Urban north India has highest fat intake, obesity

Urban Indians consume nearly 50% more fat than rural counterparts, finds latest ‘What India Eats’ survey

By Richard Mahapatra
Published: Wednesday 30 September 2020

Adults in urban India consume much more fat than those in rural areas, found a latest survey by the Indian Council of Medical Research and National Institute of Nutrition.

Adults in India’s urban centres consumed 51.6 grammes fat per day per head on an average. The volume was 36 g in rural areas, according to the survey report What India Eats.

The report categorised fat into two groups:

  • Visible or added fat, comprising oils and fat in preparing food, in fried food and those derived from meat and poultry
  • Invisible fat, includeing fat / oils from rice, pulses, nuts and oilseeds

Visible fats / oils accounted for 29.5 g in urban consumption and 16.1 g for rural areas. The source shouldn't comprise more than half the total fat / oil intake, according to government recommendations.

However, 84 per cent of the rural population secured their energy (E) per day requirement from total fats / oils, or visible / added fats. On the other hand, less than 20 per cent of the urban population derived their E / day from this category.

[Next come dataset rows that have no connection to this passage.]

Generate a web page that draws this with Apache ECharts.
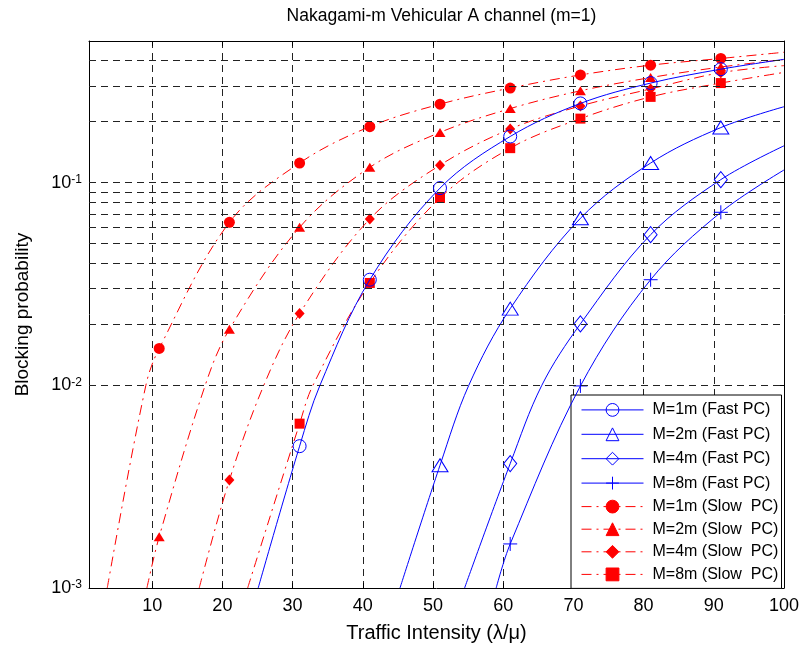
<!DOCTYPE html>
<html>
<head>
<meta charset="utf-8">
<script src="https://cdn.jsdelivr.net/npm/echarts@6/dist/echarts.min.js"></script>
<style>
  html, body { margin: 0; padding: 0; background: #fff; }
  #chart { width: 804px; height: 653px; }
</style>
</head>
<body>
<div id="chart"></div>
<script>
// Traffic intensities where markers are placed
const markerX = [11, 21, 31, 41, 51, 61, 71, 81, 91];

// Blocking probability curves, [traffic intensity, probability]
// Fast power control
const fast1m = [[25.1, 0.001], [31, 0.00501], [33.9, 0.01], [41, 0.0332], [51, 0.094], [61, 0.169], [71, 0.246], [81, 0.31], [91, 0.363], [100, 0.406]];
const fast2m = [[45.3, 0.001], [51, 0.00403], [55.1, 0.01], [61, 0.0239], [71, 0.0667], [81, 0.125], [91, 0.187], [100, 0.237]];
const fast4m = [[54.5, 0.001], [61, 0.00411], [65.5, 0.01], [71, 0.0201], [81, 0.0554], [91, 0.1035], [100, 0.152]];
const fast8m = [[59.0, 0.001], [61, 0.00165], [71, 0.00993], [81, 0.0332], [91, 0.0714], [100, 0.1155]];
// Slow power control
const slow1m = [[3.6, 0.001], [9.1, 0.01], [11, 0.0152], [21, 0.0637], [31, 0.125], [41, 0.189], [51, 0.244], [61, 0.293], [71, 0.340], [81, 0.380], [91, 0.41], [100, 0.44]];
const slow2m = [[9.25, 0.001], [11, 0.00179], [17.55, 0.01], [21, 0.0189], [31, 0.0602], [41, 0.119], [51, 0.177], [61, 0.232], [71, 0.284], [81, 0.33], [91, 0.372], [100, 0.405]];
const slow4m = [[16.7, 0.001], [21, 0.00341], [25.9, 0.01], [31, 0.0226], [41, 0.0662], [51, 0.122], [61, 0.184], [71, 0.239], [81, 0.29], [91, 0.349], [100, 0.378]];
const slow8m = [[23.6, 0.001], [31, 0.00647], [32.9, 0.01], [41, 0.032], [51, 0.084], [61, 0.148], [71, 0.207], [81, 0.265], [91, 0.31], [100, 0.35]];

const seriesNames = [
  'M=1m (Fast PC)', 'M=2m (Fast PC)', 'M=4m (Fast PC)', 'M=8m (Fast PC)',
  'M=1m (Slow  PC)', 'M=2m (Slow  PC)', 'M=4m (Slow  PC)', 'M=8m (Slow  PC)'
];

// Axis ranges
const xMin = 1, xMax = 100;
const yMin = 0.001, yMax = 0.5;
const decades = [0.001, 0.01, 0.1];
const gridMultipliers = [1, 2, 3, 4, 5, 6, 7, 8, 9];

const FONT = 'Liberation Sans';
const BLUE = '#0000ff';
const RED = '#ff0000';
const PLUS = 'path://M6,0L6,12M0,6L12,6';

function toData(pts) {
  return pts.map(function (p) {
    return markerX.indexOf(p[0]) >= 0 ? { value: p } : { value: p, symbol: 'none' };
  });
}

function curve(name, pts, color, symbol, size, filled, dashed) {
  return {
    name: name,
    type: 'line',
    data: toData(pts),
    smooth: 0.35,
    z: dashed ? 3 : 4,
    symbol: symbol,
    symbolSize: size,
    showAllSymbol: true,
    lineStyle: { color: color, width: 1, type: dashed ? [10, 5, 2, 5] : 'solid' },
    itemStyle: filled
      ? { color: color, borderColor: color, borderWidth: 0 }
      : { color: 'none', borderColor: color, borderWidth: 1 },
    emphasis: { disabled: true },
    clip: true
  };
}

// Horizontal dashed grid lines at every 1..9 multiple of each decade
const hGrid = [];
decades.forEach(function (d) {
  gridMultipliers.forEach(function (m) {
    const v = +(d * m).toPrecision(3);
    if (v > yMin && v < yMax) hGrid.push({ yAxis: v });
  });
});

const series = [
  {
    name: '__grid', type: 'line', data: [], z: 1, silent: true,
    markLine: {
      silent: true, symbol: ['none', 'none'], label: { show: false },
      lineStyle: { color: '#222', width: 1, type: [7, 5] },
      emphasis: { disabled: true },
      animation: false,
      data: hGrid
    }
  },
  curve(seriesNames[4], slow1m, RED, 'circle', 11, true, true),
  curve(seriesNames[5], slow2m, RED, 'triangle', [11, 9], true, true),
  curve(seriesNames[6], slow4m, RED, 'diamond', [10, 11], true, true),
  curve(seriesNames[7], slow8m, RED, 'rect', 10, true, true),
  curve(seriesNames[0], fast1m, BLUE, 'circle', 13, false, false),
  curve(seriesNames[1], fast2m, BLUE, 'triangle', [16, 13], false, false),
  curve(seriesNames[2], fast4m, BLUE, 'diamond', [13, 16], false, false),
  curve(seriesNames[3], fast8m, BLUE, PLUS, 14, false, false)
];

const chart = echarts.init(document.getElementById('chart'), null, { renderer: 'canvas' });

const tickCommon = { show: true, inside: true, length: 5, lineStyle: { color: '#000', width: 1 } };
const lineCommon = { show: true, onZero: false, lineStyle: { color: '#000', width: 1 } };

chart.setOption({
  animation: false,
  backgroundColor: '#fff',
  textStyle: { fontFamily: FONT },
  title: {
    text: 'Nakagami-m Vehicular A channel (m=1)',
    left: 436.5, top: 2, textAlign: 'center',
    textStyle: { fontFamily: FONT, fontSize: 17.5, fontWeight: 'normal', color: '#000' }
  },
  grid: { left: 89, right: 20, top: 41, bottom: 65, containLabel: false },
  legend: {
    data: seriesNames,
    orient: 'vertical',
    left: 571, top: 395,
    itemWidth: 62, itemHeight: 16, itemGap: 6.6,
    padding: [6, 3, 6, 10],
    backgroundColor: '#fff',
    borderColor: '#000', borderWidth: 1,
    selectedMode: false,
    lineStyle: { width: 1 },
    itemStyle: { borderWidth: 1 },
    textStyle: { fontFamily: FONT, fontSize: 16, lineHeight: 16, color: '#000', width: 126, padding: [0, 0, 0, 4] }
  },
  xAxis: [
    {
      type: 'value', min: xMin, max: xMax, splitNumber: 10,
      axisLine: lineCommon, axisTick: tickCommon,
      axisLabel: {
        color: '#000', fontSize: 18, fontFamily: FONT, margin: 9,
        formatter: function (v) { return v % 10 === 0 ? String(v) : ''; }
      },
      splitLine: { show: true, lineStyle: { color: '#222', width: 1, type: [7, 5] } },
      name: 'Traffic Intensity (λ/μ)', nameLocation: 'middle', nameGap: 35,
      nameTextStyle: { color: '#000', fontSize: 20, fontFamily: FONT }
    },
    {
      type: 'value', position: 'top', min: xMin, max: xMax, splitNumber: 10,
      axisLine: lineCommon, axisTick: tickCommon,
      axisLabel: { show: false }, splitLine: { show: false }
    }
  ],
  yAxis: [
    {
      type: 'log', logBase: 10, min: yMin, max: yMax,
      axisLine: lineCommon, axisTick: tickCommon,
      axisLabel: {
        color: '#000', fontFamily: FONT, margin: 7,
        formatter: function (v) {
          const e = Math.log10(v);
          if (Math.abs(e - Math.round(e)) > 1e-6) return '';
          return '{b|10}{s|' + Math.round(e) + '}';
        },
        rich: {
          b: { fontSize: 18, fontFamily: FONT, color: '#000', lineHeight: 18, verticalAlign: 'bottom' },
          s: { fontSize: 12, fontFamily: FONT, color: '#000', lineHeight: 12, verticalAlign: 'top', padding: [0, 0, 10, 0] }
        }
      },
      splitLine: { show: false },
      name: 'Blocking probability', nameLocation: 'middle', nameGap: 57, nameRotate: 90,
      nameTextStyle: { color: '#000', fontSize: 19, fontFamily: FONT }
    },
    {
      type: 'log', logBase: 10, min: yMin, max: yMax, position: 'right',
      axisLine: lineCommon, axisTick: tickCommon,
      axisLabel: { show: false }, splitLine: { show: false }
    }
  ],
  series: series
});
</script>
</body>
</html>
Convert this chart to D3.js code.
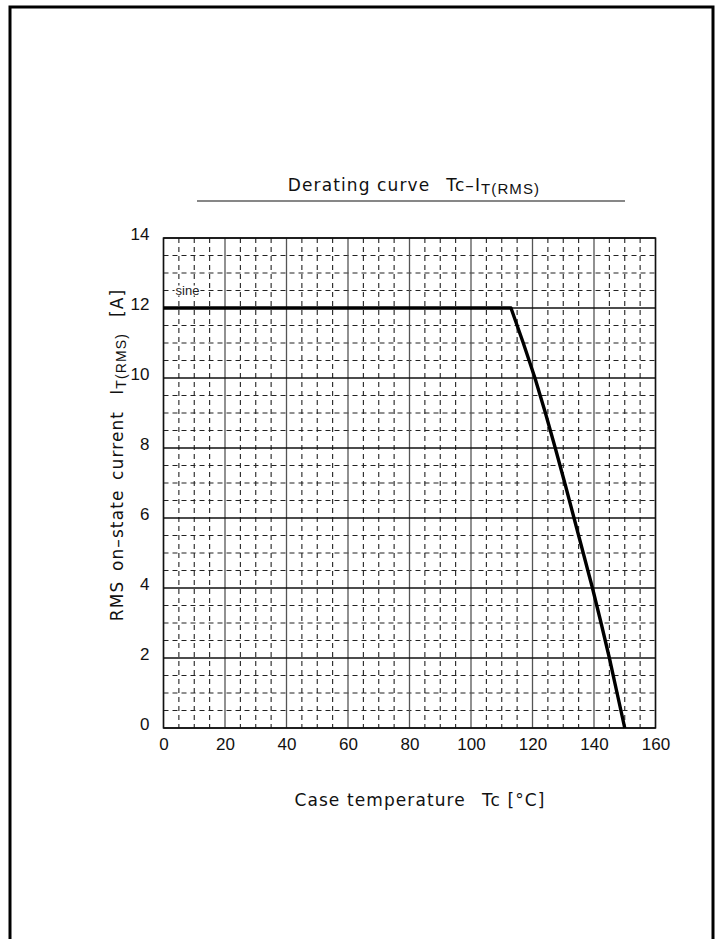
<!DOCTYPE html>
<html><head><meta charset="utf-8">
<script src="https://cdn.jsdelivr.net/npm/d3@7"></script>
<style>body{margin:0;background:#fff}svg{display:block}</style>
</head><body>
<script>
const tempC = [0, 113, 117, 120.8, 124.2, 127.4, 130.5, 133.5, 136.5, 139.5, 142.3, 145, 147.5, 150];
const currentA = [12, 12, 11, 10, 9, 8, 7, 6, 5, 4, 3, 2, 1, 0];
const xTicks = [0, 20, 40, 60, 80, 100, 120, 140, 160];
const yTicks = [0, 2, 4, 6, 8, 10, 12, 14];
const seriesLabel = "sine";

const W = 722, H = 939;
const svg = d3.select("body").append("svg").attr("width", W).attr("height", H);
const font = "Arial, 'Liberation Sans', sans-serif";
const lfont = "'DejaVu Sans', sans-serif";

// page frame (open at bottom)
svg.append("path").attr("d", "M10,939 V7 H713 V939").attr("fill", "none").attr("stroke", "#000").attr("stroke-width", 3);

const x = d3.scaleLinear().domain([0, 160]).range([163.5, 655.5]);
const y = d3.scaleLinear().domain([0, 14]).range([728, 238]);

const g = svg.append("g");
// minor dashed grid
const xMinor = d3.range(0, 161, 5).filter(v => v % 20 !== 0);
const yMinor = d3.range(0, 14.01, 0.5).filter(v => v % 2 !== 0);
g.selectAll(".vmin").data(xMinor).join("line")
  .attr("x1", d => x(d)).attr("x2", d => x(d)).attr("y1", y(14)).attr("y2", y(0))
  .attr("stroke", "#222").attr("stroke-width", 1.1).attr("stroke-dasharray", "5,4");
g.selectAll(".hmin").data(yMinor).join("line")
  .attr("x1", x(0)).attr("x2", x(160)).attr("y1", d => y(d)).attr("y2", d => y(d))
  .attr("stroke", "#222").attr("stroke-width", 1.1).attr("stroke-dasharray", "5,4");
// major grid
g.selectAll(".vmaj").data(xTicks).join("line")
  .attr("x1", d => x(d)).attr("x2", d => x(d)).attr("y1", y(14)).attr("y2", y(0))
  .attr("stroke", "#555").attr("stroke-width", 1.3);
g.selectAll(".hmaj").data(yTicks).join("line")
  .attr("x1", x(0)).attr("x2", x(160)).attr("y1", d => y(d)).attr("y2", d => y(d))
  .attr("stroke", "#111").attr("stroke-width", 1.3);
// frame
g.append("rect").attr("x", x(0)).attr("y", y(14)).attr("width", x(160) - x(0)).attr("height", y(0) - y(14))
  .attr("fill", "none").attr("stroke", "#111").attr("stroke-width", 1.5);

// axes labels
const xAxis = d3.axisBottom(x).tickValues(xTicks).tickSize(0).tickPadding(10);
const xa = svg.append("g").attr("transform", `translate(0,${y(0)})`).call(xAxis);
xa.select(".domain").remove();
xa.selectAll("text").attr("font-family", font).attr("font-size", 17).attr("fill", "#111");
const yAxis = d3.axisLeft(y).tickValues(yTicks).tickSize(0).tickPadding(14);
const ya = svg.append("g").attr("transform", `translate(${x(0)},0)`).call(yAxis);
ya.select(".domain").remove();
ya.selectAll("text").attr("font-family", font).attr("font-size", 17).attr("fill", "#111").attr("dy", "0.1em");

// series label
const lg = svg.append("g");
const bgRect = lg.append("rect").attr("fill", "#fff");
const lbl = lg.append("text").attr("x", x(7.8)).attr("y", y(12.5) + 4).attr("text-anchor", "middle")
  .attr("font-family", font).attr("font-size", 13).attr("fill", "#222").text(seriesLabel);
const bb = lbl.node().getBBox();
bgRect.attr("x", bb.x - 1).attr("y", bb.y + 3).attr("width", bb.width + 2).attr("height", bb.height - 5);

// curve
const pts = tempC.map((t, i) => [t, currentA[i]]);
svg.append("path").datum(pts)
  .attr("d", d3.line().x(d => x(d[0])).y(d => y(d[1])))
  .attr("fill", "none").attr("stroke", "#000").attr("stroke-width", 3.4).attr("stroke-linejoin", "round");

// title
const title = svg.append("text").attr("x", 414).attr("y", 191).attr("text-anchor", "middle")
  .attr("font-family", lfont).attr("font-size", 17).attr("letter-spacing", 1.1).attr("fill", "#111");
title.append("tspan").text("Derating curve\u2002 Tc\u2013I");
title.append("tspan").attr("font-size", 15).attr("dy", 3).attr("font-family", font).text("T(RMS)");
svg.append("line").attr("x1", 197).attr("x2", 625).attr("y1", 201).attr("y2", 201).attr("stroke", "#111").attr("stroke-width", 1.2);

// x label
const xl = svg.append("text").attr("x", 420).attr("y", 806).attr("text-anchor", "middle")
  .attr("font-family", lfont).attr("font-size", 17).attr("letter-spacing", 1.1).attr("fill", "#111");
xl.text("Case temperature\u2002 Tc [\u00B0C]");

// y label
const yl = svg.append("text").attr("transform", "translate(123,455) rotate(-90)").attr("text-anchor", "middle")
  .attr("font-family", lfont).attr("font-size", 17).attr("letter-spacing", 1.1).attr("fill", "#111");
yl.append("tspan").text("RMS\u2002on\u2013state\u2002current\u2002 I");
yl.append("tspan").attr("font-size", 14).attr("dy", 3).attr("font-family", font).text("T(RMS)");
yl.append("tspan").attr("dy", -3).text("\u2002 [A]");
</script>
</body></html>
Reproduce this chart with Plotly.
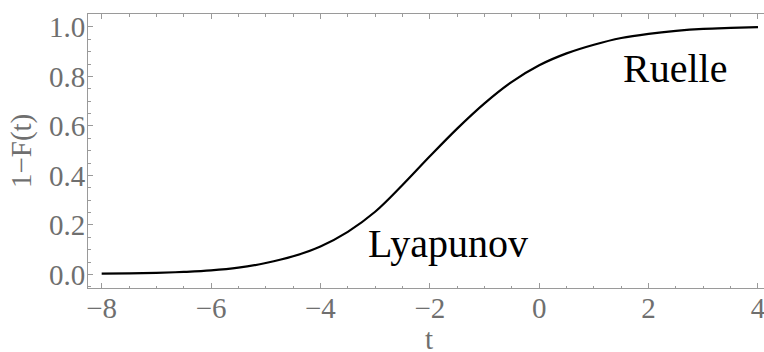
import plotly.graph_objects as go

t_values = [-8, -7.5, -7, -6.5, -6, -5.5, -5, -4.5, -4, -3.5, -3, -2.5, -2,
            -1.5, -1, -0.5, 0, 0.5, 1, 1.5, 2, 2.5, 3, 3.5, 4]
survival = [0.003, 0.004, 0.006, 0.010, 0.016, 0.027, 0.046, 0.073, 0.113,
            0.172, 0.253, 0.361, 0.477, 0.589, 0.691, 0.778, 0.845, 0.893,
            0.928, 0.955, 0.972, 0.984, 0.992, 0.996, 0.999]

labels = ["Lyapunov", "Ruelle"]
label_x = [-1.66, 2.48]
label_y = [0.1255, 0.83]

x_title = "t"
y_title = "1\u2212F(t)"

FONT = "Times New Roman"
GRAY = "#6f6f6f"
LINE = "#9a9a9a"

fig = go.Figure()
fig.add_trace(go.Scatter(x=t_values, y=survival, mode="lines",
                         line=dict(color="black", width=2.2, shape="spline", smoothing=1.0),
                         showlegend=False, hoverinfo="skip"))

for lab, lx, ly in zip(labels, label_x, label_y):
    fig.add_annotation(x=lx, y=ly, text=lab, showarrow=False,
                       xanchor="center", yanchor="middle",
                       font=dict(family=FONT, size=40, color="black"))

fig.add_annotation(xref="paper", yref="paper", x=0.505, y=-0.185, text=x_title,
                   showarrow=False, xanchor="center", yanchor="middle",
                   font=dict(family=FONT, size=29, color=GRAY))
fig.add_annotation(xref="paper", yref="paper", x=-0.099, y=0.5, text=y_title,
                   showarrow=False, xanchor="center", yanchor="middle", textangle=-90,
                   font=dict(family=FONT, size=29, color=GRAY))

fig.update_layout(
    width=764, height=352, autosize=False,
    margin=dict(l=88, r=0, t=14, b=64, autoexpand=False),
    paper_bgcolor="white", plot_bgcolor="white",
    font=dict(family=FONT, size=29, color=GRAY),
)
fig.update_xaxes(
    range=[-8.25, 4.11], showgrid=False, zeroline=False, automargin=False,
    showline=True, linecolor=LINE, linewidth=1, mirror="ticks",
    tick0=0, dtick=2, ticks="inside", ticklen=5, tickcolor=LINE,
    ticklabeloverflow="allow", ticklabelstandoff=-6,
    tickfont=dict(family=FONT, size=29, color=GRAY),
    minor=dict(dtick=0.5, ticks="inside", ticklen=2.5, tickcolor=LINE, showgrid=False),
)
fig.update_yaxes(
    range=[-0.055, 1.052], showgrid=False, zeroline=False, automargin=False,
    showline=True, linecolor=LINE, linewidth=1,
    tick0=0, dtick=0.2, ticks="inside", ticklen=5, tickcolor=LINE,
    tickformat=".1f", ticklabelstandoff=-4,
    tickfont=dict(family=FONT, size=29, color=GRAY),
    minor=dict(dtick=0.05, ticks="inside", ticklen=2.5, tickcolor=LINE, showgrid=False),
)

fig.write_html("out.html", config={"displayModeBar": False},
               post_script="document.body.style.margin='0';document.body.style.overflow='hidden';")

In urban areas of the country, northern India had the highest intake of added fat with 45.9 g / day. Southern India reported the lowest per capita consumption of added fat / oils with 22.9 g / day in this segment of population.


The survey claimed:

Added (visible) fat / oils intake contributed to 68.2 per cent and 46 per cent of total fat intake in north and south urban regions respectively.

In rural areas, visible fat accounted for 53.3 per cent of total fat intake. “The southern region had the lowest fat intake from visible fats / oil”, according to the report.

Among the rural population, 85 per cent consumed less than the recommended level of fat. In the case of urban population, it was just 38 per cent.

The survey attributed the rising instances of being overweight, obesity and abdominal obesity cases directly to high fat consumption.

Rural India reporting a significantly lower prevalence than urban areas:

  • Abdominal obesity — 18.8 per cent (rural India) vs 53.6 per cent (urban)
  • Being overweight — 16.6 per cent (rural) vs 31.4 per cent (urban)
  • Obesity — 4.9 per cent (rural) vs 12.5 per cent (urban)

“In the urban region of north India, fat intake (67.3 g) was among the highest; and overweight, obesity and abdominal obesity were highest when compared to other regions. Hypertension and diabetes were also high,” the survey reported on linkages between fat consumption and related health conditions.

It found that overall obesity was prevalent in 12.5 per cent of the population in urban areas. But it was highest in north India. Similarly for abdominal obesity, north India reported prevalence in 61.4 per cent population in comparison to national figure of 53.1 per cent among urban population.